La escritura también ha sido vaciada. Se escribe sin cuerpo, sin oído. Palabras como mercancía, frases como envoltorios. Ya no se escribe para decir: se escribe para simular sentido. Las palabras se repiten hasta volverse ruido. Signos sin raíz. Ecos de ecos. Uno escribe entonces no para explicar, sino para invocar. Como quien lanza piedras al agua esperando que alguna no haga ruido. Como quien reza a un dios que se ha ido, pero deja abiertas sus iglesias vacías. Yo escribo con rabia, pero también con ternura. Con la certeza de que no seré leído, pero que cada palabra que lanzo es una forma de seguir vivo. Escribir es mi forma de temblar. No quiero comunicarme: quiero que alguien tiemble conmigo.

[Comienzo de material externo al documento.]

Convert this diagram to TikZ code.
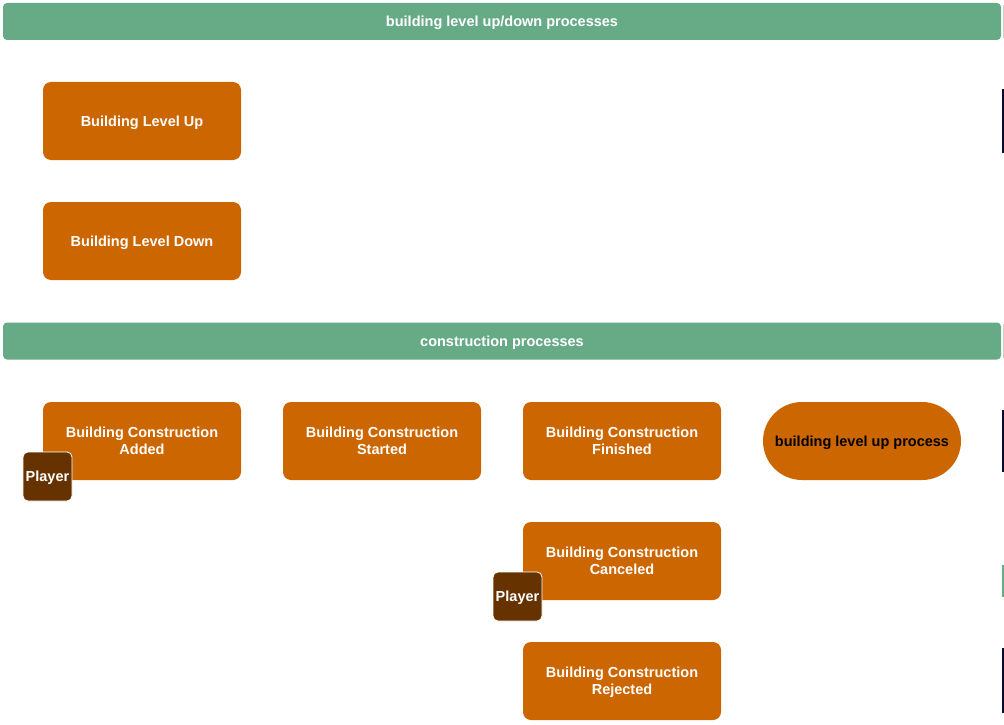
\documentclass[tikz,border=0pt]{standalone}
\usepackage{fontspec}
\setmainfont{Liberation Sans}
\definecolor{hdrgreen}{HTML}{67AB86}
\definecolor{evorange}{HTML}{CC6600}
\definecolor{actorbrown}{HTML}{663300}
\definecolor{edgenavy}{HTML}{0A0A33}
\begin{document}
\begin{tikzpicture}[x=1pt,y=-1pt,
		header/.style={fill=hdrgreen, rounded corners=4pt, minimum width=998pt, minimum height=37pt, inner sep=0pt, text depth=0pt, text=white, font=\bfseries\fontsize{14.5}{17}\selectfont},
		event/.style={fill=evorange, rounded corners=8pt, minimum width=198pt, minimum height=78pt, inner sep=0pt, text depth=0pt, text=white, align=center, font=\bfseries\fontsize{14.5}{17}\selectfont},
		process/.style={event, rounded corners=39pt, text=black},
		actor/.style={fill=actorbrown, draw=white, line width=0.8pt, rounded corners=5pt, minimum size=49pt, inner sep=0pt, text depth=0pt, text=white, font=\bfseries\fontsize{14.5}{17}\selectfont}]
	\useasboundingbox (0,0) rectangle (1004,725);
	\node[header] (levelhdr) at (502,21.5) {building level up/down processes};
	\node[event] (levelup) at (142,121) {Building Level Up};
	\node[event] (leveldown) at (142,241) {Building Level Down};
	\node[header] (constrhdr) at (502,341) {construction processes};
	\node[event] (added) at (142,441) {Building Construction\\Added};
	\node[event] (started) at (382,441) {Building Construction\\Started};
	\node[event] (finished) at (622,441) {Building Construction\\Finished};
	\node[process] (lvlproc) at (862,441) {building level up process};
	\node[event] (canceled) at (622,561) {Building Construction\\Canceled};
	\node[event] (rejected) at (622,681) {Building Construction\\Rejected};
	\node[actor] (addplayer) at (47.5,476.5) {Player};
	\node[actor] (cancelplayer) at (517.5,596.5) {Player};
	\draw[gray!40, line width=0.8pt] (1003,5) -- (1003,38);
	\draw[gray!40, line width=0.8pt] (1003,324) -- (1003,358);
	\draw[edgenavy, line width=2pt] (1003,89) -- (1003,153);
	\draw[edgenavy, line width=2pt] (1003,410) -- (1003,472);
	\draw[hdrgreen, line width=2pt] (1003,565) -- (1003,597);
	\draw[edgenavy, line width=2pt] (1003,648) -- (1003,713);
\end{tikzpicture}
\end{document}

Hay noches donde uno está a punto de recordar algo crucial. No un hecho. No una historia. Una vibración. Como si todo lo vivido fuera apenas una cortina. Como si detrás del mundo existiera otra textura, más verdadera, más cruda. Esas noches uno no duerme: flota. El cuerpo se adelgaza, el pensamiento se disuelve. Lo real se convierte en superficie. Entonces uno entiende: la melancolía no es un sentimiento, es una arquitectura fallida. Un templo que no terminó de construirse. Un pliegue en el alma donde lo que falta duele más que lo que fue. Y en ese pliegue, uno se acuesta. No para descansar. Sino para no seguir cayendo.

Pero a veces —muy a veces— el mundo se estremece. No mucho. Apenas una vibración. Un temblor diminuto en la realidad. Como si por un segundo todo recordara que fue verdadero. Que hubo un instante donde mirar era tocar. Donde decir era invocar. Donde vivir era arder. Ese instante no salva. No redime. Pero confirma. Que seguimos aquí. Que el dolor aún pulsa. Que hay algo en nosotros que no se ha rendido al simulacro. Y es en ese temblor donde habita esta melancolía apócrifa. No como condena, sino como traza. No como final, sino como estremecimiento. Como el gesto que ocurre justo antes del grito. Como la palabra que no se dice, pero arde. Como la lágrima que no cae, pero nombra.

Y aún nombra.
Aunque no sepamos ya lo que estamos diciendo.